# [Given material]
====

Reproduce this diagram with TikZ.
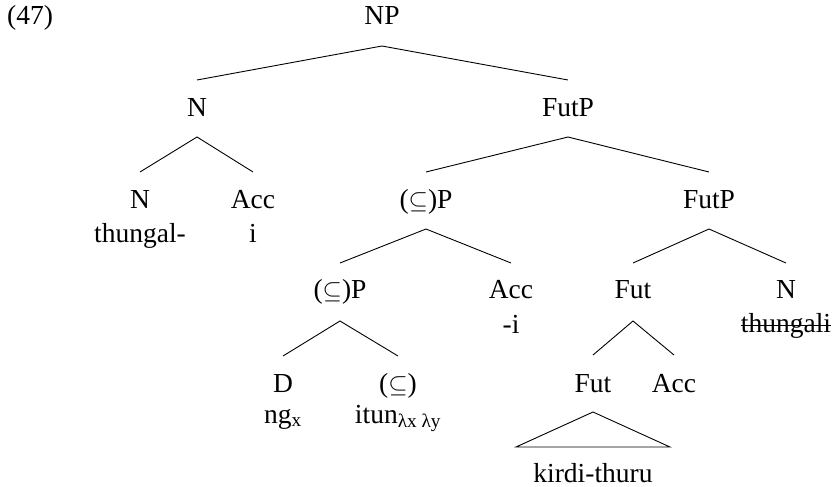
\documentclass[tikz,border=0pt]{standalone}
\usepackage{fontspec}
\setmainfont{Liberation Serif}
\begin{document}
\begin{tikzpicture}[x=1pt,y=-1pt,
  lbl/.style={anchor=base,inner sep=0pt,font=\fontsize{27.5}{34}\selectfont},
  edge/.style={line width=0.9pt,black}]
\useasboundingbox (0,0) rectangle (838,487);
% labels
\node[lbl,anchor=base west] (ex) at (7,25) {(47)};
\node[lbl] (np) at (382,25) {NP};
\node[lbl] (n1) at (197,116) {N};
\node[lbl] (futp1) at (568,116) {FutP};
\node[lbl] (n2) at (140,208) {N};
\node[lbl] (n2w) at (140,242) {thungal-};
\node[lbl] (acc1) at (253,208) {Acc};
\node[lbl] (acc1w) at (253,242) {i};
\node[lbl] (sp1) at (426,208) {($\subseteq$)P};
\node[lbl] (futp2) at (709,208) {FutP};
\node[lbl] (sp2) at (340,298) {($\subseteq$)P};
\node[lbl] (acc2) at (511,298) {Acc};
\node[lbl] (acc2w) at (511,333) {-i};
\node[lbl] (fut1) at (633,298) {Fut};
\node[lbl] (n3) at (786,298) {N};
\node[lbl] (n3w) at (786,332) {thungali};
\node[lbl] (d) at (283,392) {D};
\node[lbl] (dw) at (283,423) {ng\textsubscript{x}};
\node[lbl] (s) at (398,392) {($\subseteq$)};
\node[lbl] (sw) at (398,423) {itun\textsubscript{λx λy}};
\node[lbl] (fut2) at (593,392) {Fut};
\node[lbl] (acc3) at (674,392) {Acc};
\node[lbl] (kirdi) at (593,482) {kirdi-thuru};
% strike-through
\draw[edge] ([yshift=7pt]n3w.base west) -- ([yshift=7pt]n3w.base east);
% branches
\draw[edge] ([yshift=36pt]n1.base) -- ([yshift=-21pt]np.base) -- ([yshift=36pt]futp1.base);
\draw[edge] ([yshift=36pt]n2.base) -- ([yshift=-21pt]n1.base) -- ([yshift=36pt]acc1.base);
\draw[edge] ([yshift=36pt]sp1.base) -- ([yshift=-21pt]futp1.base) -- ([yshift=36pt]futp2.base);
\draw[edge] ([yshift=35pt]sp2.base) -- ([yshift=-21pt]sp1.base) -- ([yshift=35pt]acc2.base);
\draw[edge] ([yshift=35pt]fut1.base) -- ([yshift=-21pt]futp2.base) -- ([yshift=35pt]n3.base);
\draw[edge] ([yshift=36pt]d.base) -- ([yshift=-23pt]sp2.base) -- ([yshift=36pt]s.base);
\draw[edge] ([yshift=37pt]fut2.base) -- ([yshift=-23pt]fut1.base) -- ([yshift=37pt]acc3.base);
% triangle
\draw[edge,line join=miter] ([yshift=-20pt]fut2.base) -- ([xshift=-77pt,yshift=35pt]kirdi.base) -- ([xshift=77pt,yshift=35pt]kirdi.base) -- cycle;
\end{tikzpicture}
\end{document}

====

# [Goal]
Give an exact reproduction of every line, leaving out any picture.

# [Answer to this exercise]
Reproduce this diagram with TikZ.
\documentclass[tikz,border=0pt]{standalone}
\usepackage{fontspec}
\setmainfont{Liberation Serif}
\begin{document}
\begin{tikzpicture}[x=1pt,y=-1pt,
  lbl/.style={anchor=base,inner sep=0pt,font=\fontsize{27.5}{34}\selectfont},
  edge/.style={line width=0.9pt,black}]
\useasboundingbox (0,0) rectangle (838,487);
% labels
\node[lbl,anchor=base west] (ex) at (7,25) {(47)};
\node[lbl] (np) at (382,25) {NP};
\node[lbl] (n1) at (197,116) {N};
\node[lbl] (futp1) at (568,116) {FutP};
\node[lbl] (n2) at (140,208) {N};
\node[lbl] (n2w) at (140,242) {thungal-};
\node[lbl] (acc1) at (253,208) {Acc};
\node[lbl] (acc1w) at (253,242) {i};
\node[lbl] (sp1) at (426,208) {($\subseteq$)P};
\node[lbl] (futp2) at (709,208) {FutP};
\node[lbl] (sp2) at (340,298) {($\subseteq$)P};
\node[lbl] (acc2) at (511,298) {Acc};
\node[lbl] (acc2w) at (511,333) {-i};
\node[lbl] (fut1) at (633,298) {Fut};
\node[lbl] (n3) at (786,298) {N};
\node[lbl] (n3w) at (786,332) {thungali};
\node[lbl] (d) at (283,392) {D};
\node[lbl] (dw) at (283,423) {ng\textsubscript{x}};
\node[lbl] (s) at (398,392) {($\subseteq$)};
\node[lbl] (sw) at (398,423) {itun\textsubscript{λx λy}};
\node[lbl] (fut2) at (593,392) {Fut};
\node[lbl] (acc3) at (674,392) {Acc};
\node[lbl] (kirdi) at (593,482) {kirdi-thuru};
% strike-through
\draw[edge] ([yshift=7pt]n3w.base west) -- ([yshift=7pt]n3w.base east);
% branches
\draw[edge] ([yshift=36pt]n1.base) -- ([yshift=-21pt]np.base) -- ([yshift=36pt]futp1.base);
\draw[edge] ([yshift=36pt]n2.base) -- ([yshift=-21pt]n1.base) -- ([yshift=36pt]acc1.base);
\draw[edge] ([yshift=36pt]sp1.base) -- ([yshift=-21pt]futp1.base) -- ([yshift=36pt]futp2.base);
\draw[edge] ([yshift=35pt]sp2.base) -- ([yshift=-21pt]sp1.base) -- ([yshift=35pt]acc2.base);
\draw[edge] ([yshift=35pt]fut1.base) -- ([yshift=-21pt]futp2.base) -- ([yshift=35pt]n3.base);
\draw[edge] ([yshift=36pt]d.base) -- ([yshift=-23pt]sp2.base) -- ([yshift=36pt]s.base);
\draw[edge] ([yshift=37pt]fut2.base) -- ([yshift=-23pt]fut1.base) -- ([yshift=37pt]acc3.base);
% triangle
\draw[edge,line join=miter] ([yshift=-20pt]fut2.base) -- ([xshift=-77pt,yshift=35pt]kirdi.base) -- ([xshift=77pt,yshift=35pt]kirdi.base) -- cycle;
\end{tikzpicture}
\end{document}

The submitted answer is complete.